··· RECORDS FOR THIS TASK ···

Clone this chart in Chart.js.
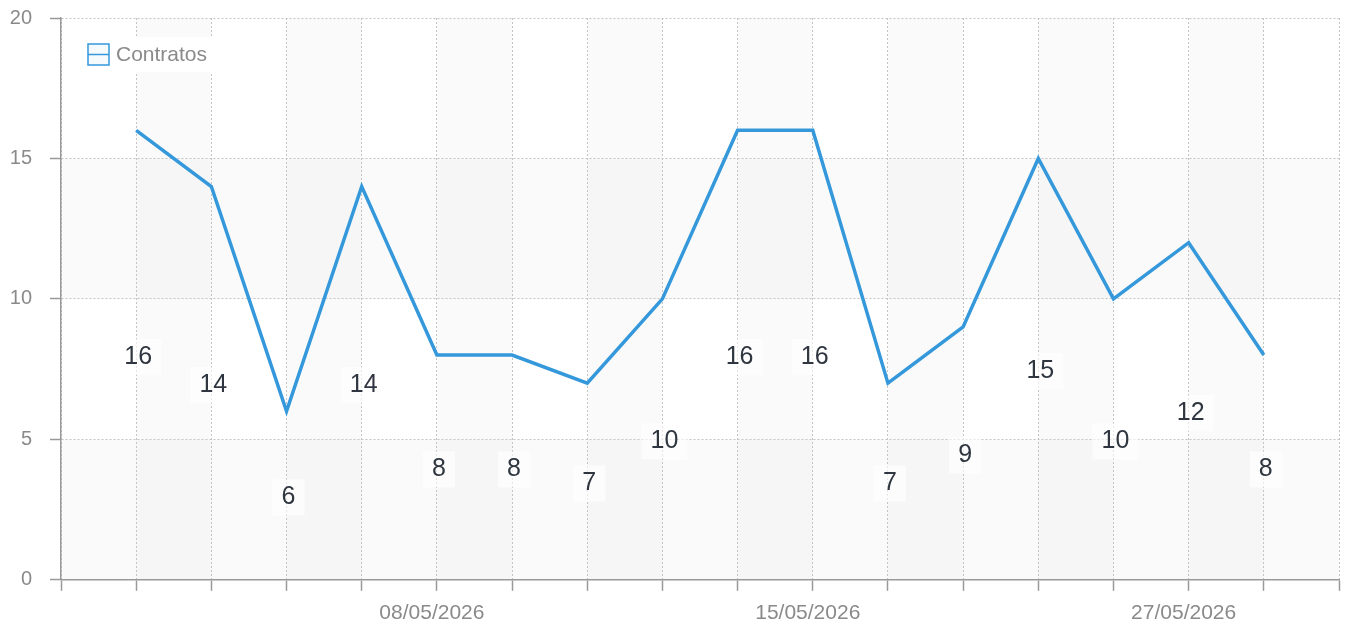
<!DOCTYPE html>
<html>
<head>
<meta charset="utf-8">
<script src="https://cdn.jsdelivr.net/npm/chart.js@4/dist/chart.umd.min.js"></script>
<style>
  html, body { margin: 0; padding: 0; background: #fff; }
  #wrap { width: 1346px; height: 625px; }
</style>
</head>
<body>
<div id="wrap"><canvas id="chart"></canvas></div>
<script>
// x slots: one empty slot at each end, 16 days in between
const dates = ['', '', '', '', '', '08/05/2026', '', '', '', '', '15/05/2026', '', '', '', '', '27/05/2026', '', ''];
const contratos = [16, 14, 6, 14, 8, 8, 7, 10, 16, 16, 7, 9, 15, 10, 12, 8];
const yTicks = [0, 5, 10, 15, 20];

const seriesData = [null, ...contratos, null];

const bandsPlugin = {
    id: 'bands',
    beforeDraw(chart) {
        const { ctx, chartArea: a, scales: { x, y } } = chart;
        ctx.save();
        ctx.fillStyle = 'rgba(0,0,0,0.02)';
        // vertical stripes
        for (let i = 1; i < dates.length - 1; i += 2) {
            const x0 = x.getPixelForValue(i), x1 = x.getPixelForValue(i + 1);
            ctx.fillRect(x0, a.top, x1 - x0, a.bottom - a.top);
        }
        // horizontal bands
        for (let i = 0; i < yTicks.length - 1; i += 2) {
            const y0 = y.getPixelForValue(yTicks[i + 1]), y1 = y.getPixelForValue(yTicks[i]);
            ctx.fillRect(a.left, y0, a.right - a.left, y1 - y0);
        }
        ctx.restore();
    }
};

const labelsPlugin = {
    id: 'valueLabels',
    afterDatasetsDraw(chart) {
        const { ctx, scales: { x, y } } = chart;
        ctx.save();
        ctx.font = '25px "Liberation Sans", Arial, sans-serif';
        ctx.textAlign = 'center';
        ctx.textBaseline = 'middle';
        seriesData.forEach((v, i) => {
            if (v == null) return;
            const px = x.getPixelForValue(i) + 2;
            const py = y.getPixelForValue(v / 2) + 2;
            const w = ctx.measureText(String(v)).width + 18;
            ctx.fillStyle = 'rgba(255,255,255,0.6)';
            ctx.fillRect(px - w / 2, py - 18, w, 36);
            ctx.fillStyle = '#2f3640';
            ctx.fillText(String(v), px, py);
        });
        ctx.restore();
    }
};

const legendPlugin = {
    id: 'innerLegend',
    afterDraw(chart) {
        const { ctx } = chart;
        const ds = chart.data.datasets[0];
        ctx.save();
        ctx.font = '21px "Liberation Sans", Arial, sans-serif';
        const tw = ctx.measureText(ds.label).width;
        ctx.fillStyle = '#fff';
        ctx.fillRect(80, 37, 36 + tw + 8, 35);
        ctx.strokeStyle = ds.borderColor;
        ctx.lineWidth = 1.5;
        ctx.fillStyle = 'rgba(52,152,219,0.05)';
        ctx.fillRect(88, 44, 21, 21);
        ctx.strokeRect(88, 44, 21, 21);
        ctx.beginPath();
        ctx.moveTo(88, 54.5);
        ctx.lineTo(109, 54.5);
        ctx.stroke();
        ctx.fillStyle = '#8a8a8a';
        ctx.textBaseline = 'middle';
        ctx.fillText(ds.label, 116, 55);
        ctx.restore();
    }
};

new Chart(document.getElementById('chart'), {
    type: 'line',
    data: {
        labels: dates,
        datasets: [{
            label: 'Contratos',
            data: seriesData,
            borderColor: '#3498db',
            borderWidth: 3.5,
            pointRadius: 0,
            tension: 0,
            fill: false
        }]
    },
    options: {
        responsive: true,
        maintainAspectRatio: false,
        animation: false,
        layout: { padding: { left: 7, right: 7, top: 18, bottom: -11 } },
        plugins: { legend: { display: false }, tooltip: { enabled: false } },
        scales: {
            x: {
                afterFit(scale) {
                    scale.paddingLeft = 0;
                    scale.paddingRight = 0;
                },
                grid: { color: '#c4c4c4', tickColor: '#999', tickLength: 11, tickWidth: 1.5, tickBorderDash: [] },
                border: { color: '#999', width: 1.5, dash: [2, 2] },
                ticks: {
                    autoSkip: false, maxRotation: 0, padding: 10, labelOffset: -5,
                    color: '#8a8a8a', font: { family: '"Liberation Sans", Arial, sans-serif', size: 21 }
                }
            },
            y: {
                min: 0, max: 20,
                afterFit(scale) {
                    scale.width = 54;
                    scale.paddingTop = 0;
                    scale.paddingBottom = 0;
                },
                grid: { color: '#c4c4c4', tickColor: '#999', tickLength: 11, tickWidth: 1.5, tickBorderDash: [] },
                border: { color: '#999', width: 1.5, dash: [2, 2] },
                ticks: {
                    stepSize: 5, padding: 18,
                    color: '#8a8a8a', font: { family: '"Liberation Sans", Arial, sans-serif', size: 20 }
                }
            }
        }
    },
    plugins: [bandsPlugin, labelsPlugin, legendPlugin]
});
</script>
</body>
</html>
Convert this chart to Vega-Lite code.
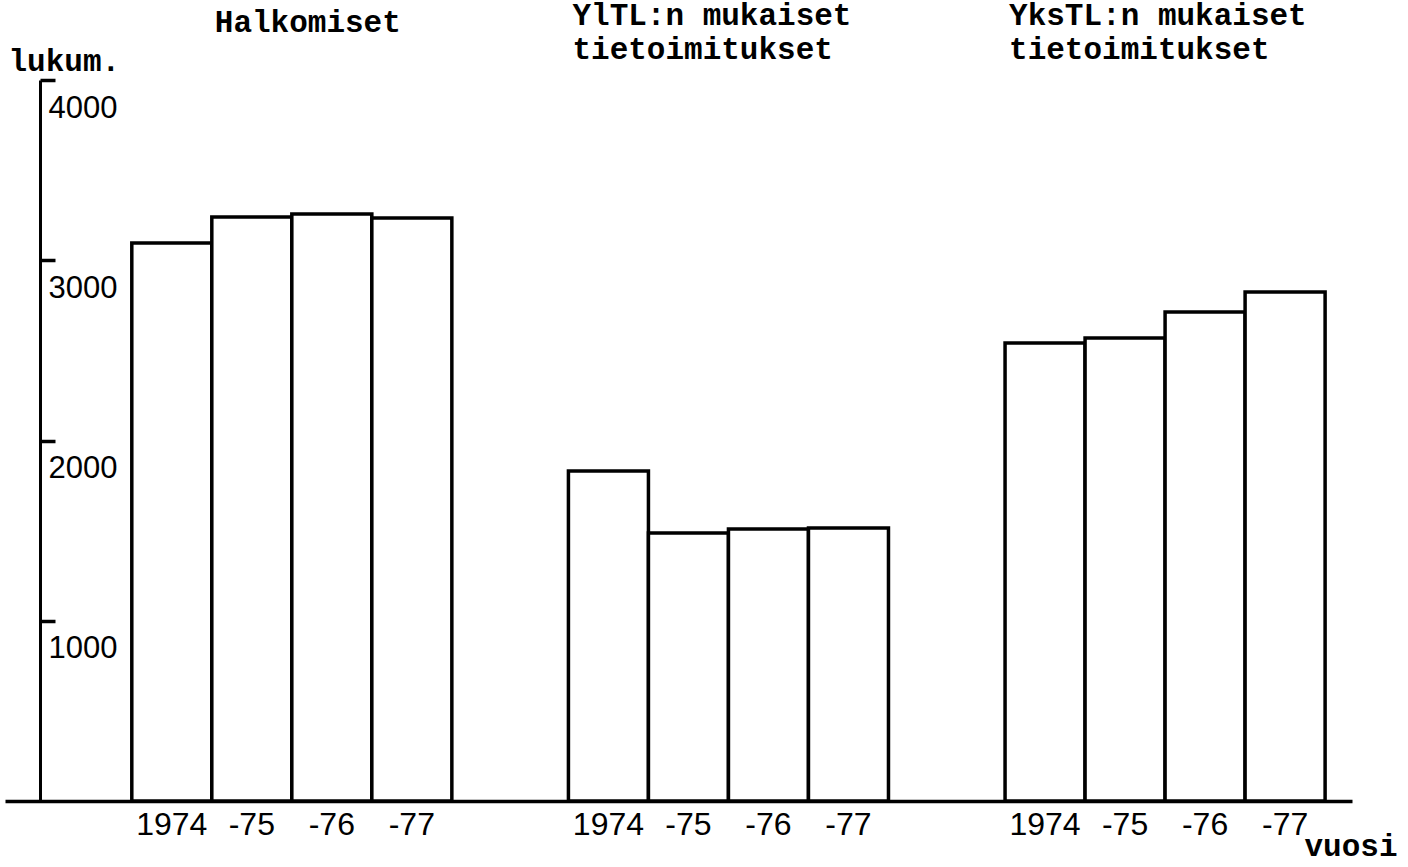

···

**THE PROBLEM**
Leave out the pictures and restate, word for word, the lines from the top of the data through the line containing "const seriesData = [null, ...contratos, null];", both included.

**RESPONSE TO THIS TASK**
Clone this chart in Chart.js.
<!DOCTYPE html>
<html>
<head>
<meta charset="utf-8">
<script src="https://cdn.jsdelivr.net/npm/chart.js@4/dist/chart.umd.min.js"></script>
<style>
  html, body { margin: 0; padding: 0; background: #fff; }
  #wrap { width: 1346px; height: 625px; }
</style>
</head>
<body>
<div id="wrap"><canvas id="chart"></canvas></div>
<script>
// x slots: one empty slot at each end, 16 days in between
const dates = ['', '', '', '', '', '08/05/2026', '', '', '', '', '15/05/2026', '', '', '', '', '27/05/2026', '', ''];
const contratos = [16, 14, 6, 14, 8, 8, 7, 10, 16, 16, 7, 9, 15, 10, 12, 8];
const yTicks = [0, 5, 10, 15, 20];

const seriesData = [null, ...contratos, null];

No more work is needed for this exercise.